Job - All the data should be repeated exactly. Any image in it is left out.

=======

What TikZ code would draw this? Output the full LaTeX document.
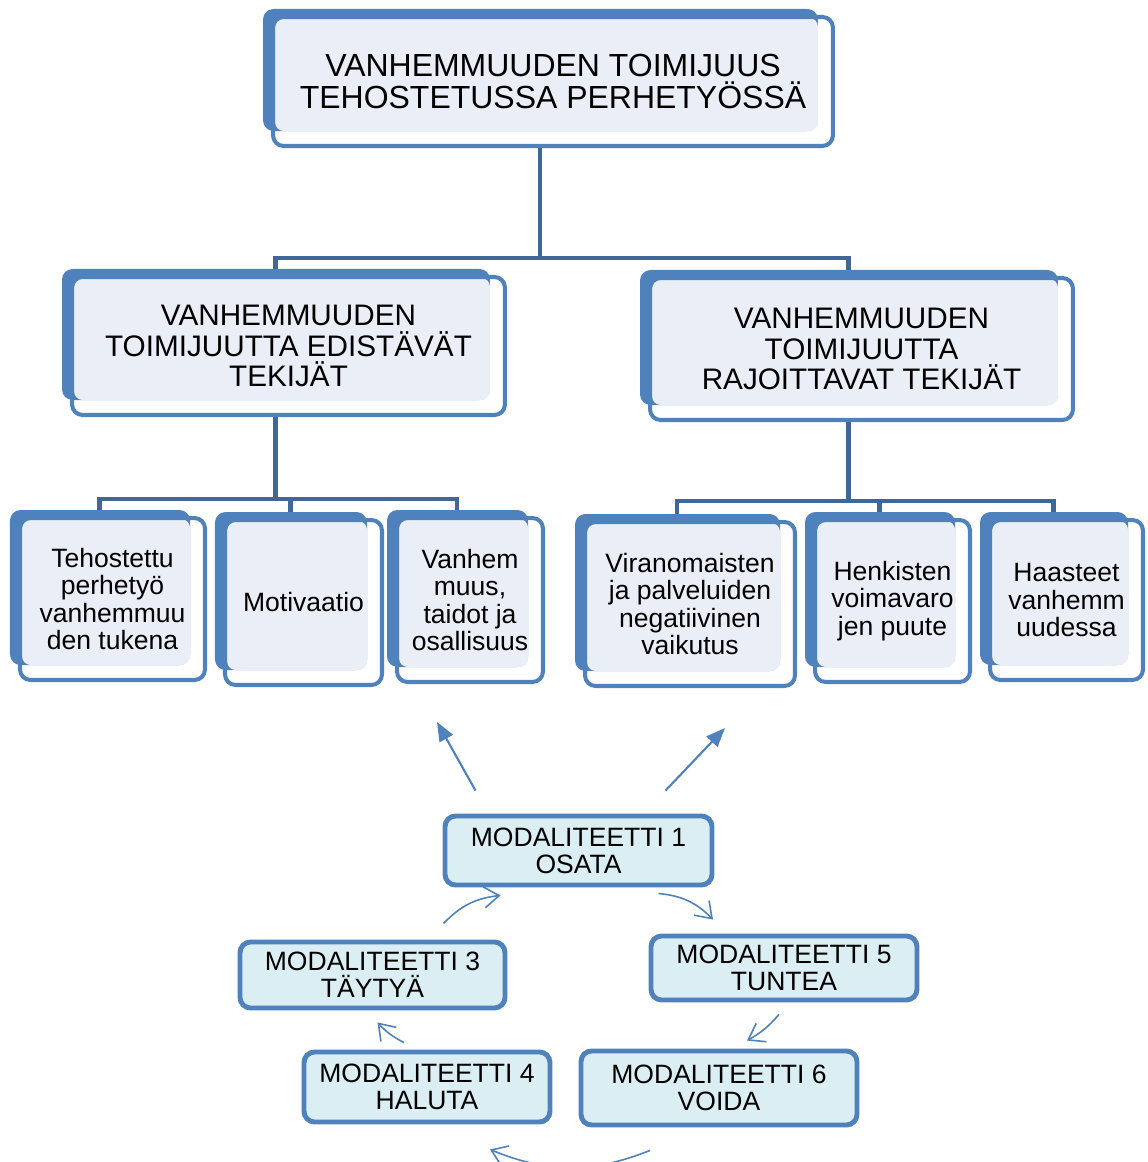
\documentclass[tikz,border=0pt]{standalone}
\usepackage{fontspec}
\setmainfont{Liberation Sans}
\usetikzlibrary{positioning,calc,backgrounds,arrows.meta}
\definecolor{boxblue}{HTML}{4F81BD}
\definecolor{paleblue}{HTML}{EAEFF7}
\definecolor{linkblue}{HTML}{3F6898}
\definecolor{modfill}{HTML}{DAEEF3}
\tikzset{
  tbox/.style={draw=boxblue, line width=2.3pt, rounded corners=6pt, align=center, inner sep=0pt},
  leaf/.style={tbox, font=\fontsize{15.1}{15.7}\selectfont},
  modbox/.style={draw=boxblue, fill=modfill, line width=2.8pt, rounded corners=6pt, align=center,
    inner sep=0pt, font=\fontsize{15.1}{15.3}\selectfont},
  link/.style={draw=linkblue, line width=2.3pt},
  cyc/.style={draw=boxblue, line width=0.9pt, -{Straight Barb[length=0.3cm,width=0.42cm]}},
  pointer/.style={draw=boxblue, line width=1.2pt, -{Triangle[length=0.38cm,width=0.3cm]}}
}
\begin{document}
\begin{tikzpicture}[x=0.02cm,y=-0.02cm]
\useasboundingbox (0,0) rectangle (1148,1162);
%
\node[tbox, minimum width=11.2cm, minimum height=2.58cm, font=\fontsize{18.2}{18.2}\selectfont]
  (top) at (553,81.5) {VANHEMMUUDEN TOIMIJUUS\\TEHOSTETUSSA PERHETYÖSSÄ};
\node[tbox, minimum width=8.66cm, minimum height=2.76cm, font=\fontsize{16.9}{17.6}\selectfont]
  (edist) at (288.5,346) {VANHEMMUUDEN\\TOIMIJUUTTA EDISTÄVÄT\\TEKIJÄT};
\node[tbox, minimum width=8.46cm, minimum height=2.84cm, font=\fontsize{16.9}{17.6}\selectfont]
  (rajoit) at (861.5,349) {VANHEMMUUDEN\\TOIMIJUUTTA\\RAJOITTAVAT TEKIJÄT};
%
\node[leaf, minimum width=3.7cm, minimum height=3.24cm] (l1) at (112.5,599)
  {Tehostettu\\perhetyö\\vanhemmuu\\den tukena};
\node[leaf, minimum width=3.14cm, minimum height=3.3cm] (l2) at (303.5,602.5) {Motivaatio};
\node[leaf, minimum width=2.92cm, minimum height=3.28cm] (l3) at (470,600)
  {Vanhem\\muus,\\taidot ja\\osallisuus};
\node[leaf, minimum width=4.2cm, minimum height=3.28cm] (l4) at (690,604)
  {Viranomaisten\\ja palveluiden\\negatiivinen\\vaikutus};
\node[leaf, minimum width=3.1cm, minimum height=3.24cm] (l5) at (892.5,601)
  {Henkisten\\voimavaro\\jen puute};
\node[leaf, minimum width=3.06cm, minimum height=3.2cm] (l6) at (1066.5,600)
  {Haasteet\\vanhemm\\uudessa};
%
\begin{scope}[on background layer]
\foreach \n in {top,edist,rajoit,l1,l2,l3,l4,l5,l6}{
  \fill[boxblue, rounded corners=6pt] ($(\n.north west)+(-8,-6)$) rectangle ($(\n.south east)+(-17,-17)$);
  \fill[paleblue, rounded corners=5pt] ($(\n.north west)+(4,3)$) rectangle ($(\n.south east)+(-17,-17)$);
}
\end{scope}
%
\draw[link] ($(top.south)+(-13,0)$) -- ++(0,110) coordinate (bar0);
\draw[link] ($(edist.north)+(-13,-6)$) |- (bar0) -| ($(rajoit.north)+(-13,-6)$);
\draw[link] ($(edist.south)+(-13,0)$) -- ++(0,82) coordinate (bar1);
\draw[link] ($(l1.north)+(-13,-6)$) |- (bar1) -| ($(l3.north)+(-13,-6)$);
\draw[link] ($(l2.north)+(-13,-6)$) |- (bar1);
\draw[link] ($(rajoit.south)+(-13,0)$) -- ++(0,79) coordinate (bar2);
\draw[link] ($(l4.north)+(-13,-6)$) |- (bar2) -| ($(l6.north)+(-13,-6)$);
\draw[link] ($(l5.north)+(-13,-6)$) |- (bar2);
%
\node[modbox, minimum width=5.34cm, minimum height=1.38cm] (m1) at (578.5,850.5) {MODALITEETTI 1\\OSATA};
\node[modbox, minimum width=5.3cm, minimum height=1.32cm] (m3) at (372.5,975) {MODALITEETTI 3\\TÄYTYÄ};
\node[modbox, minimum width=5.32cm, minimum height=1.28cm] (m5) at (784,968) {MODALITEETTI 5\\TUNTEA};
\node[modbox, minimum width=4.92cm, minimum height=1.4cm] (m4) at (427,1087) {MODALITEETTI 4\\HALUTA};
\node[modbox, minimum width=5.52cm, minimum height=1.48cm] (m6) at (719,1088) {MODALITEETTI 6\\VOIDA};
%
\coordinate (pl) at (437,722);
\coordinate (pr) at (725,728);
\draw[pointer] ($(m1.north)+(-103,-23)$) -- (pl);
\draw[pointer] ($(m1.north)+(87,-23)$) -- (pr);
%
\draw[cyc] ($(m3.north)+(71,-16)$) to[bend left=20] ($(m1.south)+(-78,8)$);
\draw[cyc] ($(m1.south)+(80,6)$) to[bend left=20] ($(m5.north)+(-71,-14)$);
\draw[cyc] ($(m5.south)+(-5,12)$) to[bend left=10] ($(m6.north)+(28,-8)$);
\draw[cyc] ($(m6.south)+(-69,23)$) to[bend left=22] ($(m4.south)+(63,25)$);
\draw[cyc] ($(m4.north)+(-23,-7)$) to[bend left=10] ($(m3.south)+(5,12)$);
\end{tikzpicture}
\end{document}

=======

Solution to this exercise -
What TikZ code would draw this? Output the full LaTeX document.
\documentclass[tikz,border=0pt]{standalone}
\usepackage{fontspec}
\setmainfont{Liberation Sans}
\usetikzlibrary{positioning,calc,backgrounds,arrows.meta}
\definecolor{boxblue}{HTML}{4F81BD}
\definecolor{paleblue}{HTML}{EAEFF7}
\definecolor{linkblue}{HTML}{3F6898}
\definecolor{modfill}{HTML}{DAEEF3}
\tikzset{
  tbox/.style={draw=boxblue, line width=2.3pt, rounded corners=6pt, align=center, inner sep=0pt},
  leaf/.style={tbox, font=\fontsize{15.1}{15.7}\selectfont},
  modbox/.style={draw=boxblue, fill=modfill, line width=2.8pt, rounded corners=6pt, align=center,
    inner sep=0pt, font=\fontsize{15.1}{15.3}\selectfont},
  link/.style={draw=linkblue, line width=2.3pt},
  cyc/.style={draw=boxblue, line width=0.9pt, -{Straight Barb[length=0.3cm,width=0.42cm]}},
  pointer/.style={draw=boxblue, line width=1.2pt, -{Triangle[length=0.38cm,width=0.3cm]}}
}
\begin{document}
\begin{tikzpicture}[x=0.02cm,y=-0.02cm]
\useasboundingbox (0,0) rectangle (1148,1162);
%
\node[tbox, minimum width=11.2cm, minimum height=2.58cm, font=\fontsize{18.2}{18.2}\selectfont]
  (top) at (553,81.5) {VANHEMMUUDEN TOIMIJUUS\\TEHOSTETUSSA PERHETYÖSSÄ};
\node[tbox, minimum width=8.66cm, minimum height=2.76cm, font=\fontsize{16.9}{17.6}\selectfont]
  (edist) at (288.5,346) {VANHEMMUUDEN\\TOIMIJUUTTA EDISTÄVÄT\\TEKIJÄT};
\node[tbox, minimum width=8.46cm, minimum height=2.84cm, font=\fontsize{16.9}{17.6}\selectfont]
  (rajoit) at (861.5,349) {VANHEMMUUDEN\\TOIMIJUUTTA\\RAJOITTAVAT TEKIJÄT};
%
\node[leaf, minimum width=3.7cm, minimum height=3.24cm] (l1) at (112.5,599)
  {Tehostettu\\perhetyö\\vanhemmuu\\den tukena};
\node[leaf, minimum width=3.14cm, minimum height=3.3cm] (l2) at (303.5,602.5) {Motivaatio};
\node[leaf, minimum width=2.92cm, minimum height=3.28cm] (l3) at (470,600)
  {Vanhem\\muus,\\taidot ja\\osallisuus};
\node[leaf, minimum width=4.2cm, minimum height=3.28cm] (l4) at (690,604)
  {Viranomaisten\\ja palveluiden\\negatiivinen\\vaikutus};
\node[leaf, minimum width=3.1cm, minimum height=3.24cm] (l5) at (892.5,601)
  {Henkisten\\voimavaro\\jen puute};
\node[leaf, minimum width=3.06cm, minimum height=3.2cm] (l6) at (1066.5,600)
  {Haasteet\\vanhemm\\uudessa};
%
\begin{scope}[on background layer]
\foreach \n in {top,edist,rajoit,l1,l2,l3,l4,l5,l6}{
  \fill[boxblue, rounded corners=6pt] ($(\n.north west)+(-8,-6)$) rectangle ($(\n.south east)+(-17,-17)$);
  \fill[paleblue, rounded corners=5pt] ($(\n.north west)+(4,3)$) rectangle ($(\n.south east)+(-17,-17)$);
}
\end{scope}
%
\draw[link] ($(top.south)+(-13,0)$) -- ++(0,110) coordinate (bar0);
\draw[link] ($(edist.north)+(-13,-6)$) |- (bar0) -| ($(rajoit.north)+(-13,-6)$);
\draw[link] ($(edist.south)+(-13,0)$) -- ++(0,82) coordinate (bar1);
\draw[link] ($(l1.north)+(-13,-6)$) |- (bar1) -| ($(l3.north)+(-13,-6)$);
\draw[link] ($(l2.north)+(-13,-6)$) |- (bar1);
\draw[link] ($(rajoit.south)+(-13,0)$) -- ++(0,79) coordinate (bar2);
\draw[link] ($(l4.north)+(-13,-6)$) |- (bar2) -| ($(l6.north)+(-13,-6)$);
\draw[link] ($(l5.north)+(-13,-6)$) |- (bar2);
%
\node[modbox, minimum width=5.34cm, minimum height=1.38cm] (m1) at (578.5,850.5) {MODALITEETTI 1\\OSATA};
\node[modbox, minimum width=5.3cm, minimum height=1.32cm] (m3) at (372.5,975) {MODALITEETTI 3\\TÄYTYÄ};
\node[modbox, minimum width=5.32cm, minimum height=1.28cm] (m5) at (784,968) {MODALITEETTI 5\\TUNTEA};
\node[modbox, minimum width=4.92cm, minimum height=1.4cm] (m4) at (427,1087) {MODALITEETTI 4\\HALUTA};
\node[modbox, minimum width=5.52cm, minimum height=1.48cm] (m6) at (719,1088) {MODALITEETTI 6\\VOIDA};
%
\coordinate (pl) at (437,722);
\coordinate (pr) at (725,728);
\draw[pointer] ($(m1.north)+(-103,-23)$) -- (pl);
\draw[pointer] ($(m1.north)+(87,-23)$) -- (pr);
%
\draw[cyc] ($(m3.north)+(71,-16)$) to[bend left=20] ($(m1.south)+(-78,8)$);
\draw[cyc] ($(m1.south)+(80,6)$) to[bend left=20] ($(m5.north)+(-71,-14)$);
\draw[cyc] ($(m5.south)+(-5,12)$) to[bend left=10] ($(m6.north)+(28,-8)$);
\draw[cyc] ($(m6.south)+(-69,23)$) to[bend left=22] ($(m4.south)+(63,25)$);
\draw[cyc] ($(m4.north)+(-23,-7)$) to[bend left=10] ($(m3.south)+(5,12)$);
\end{tikzpicture}
\end{document}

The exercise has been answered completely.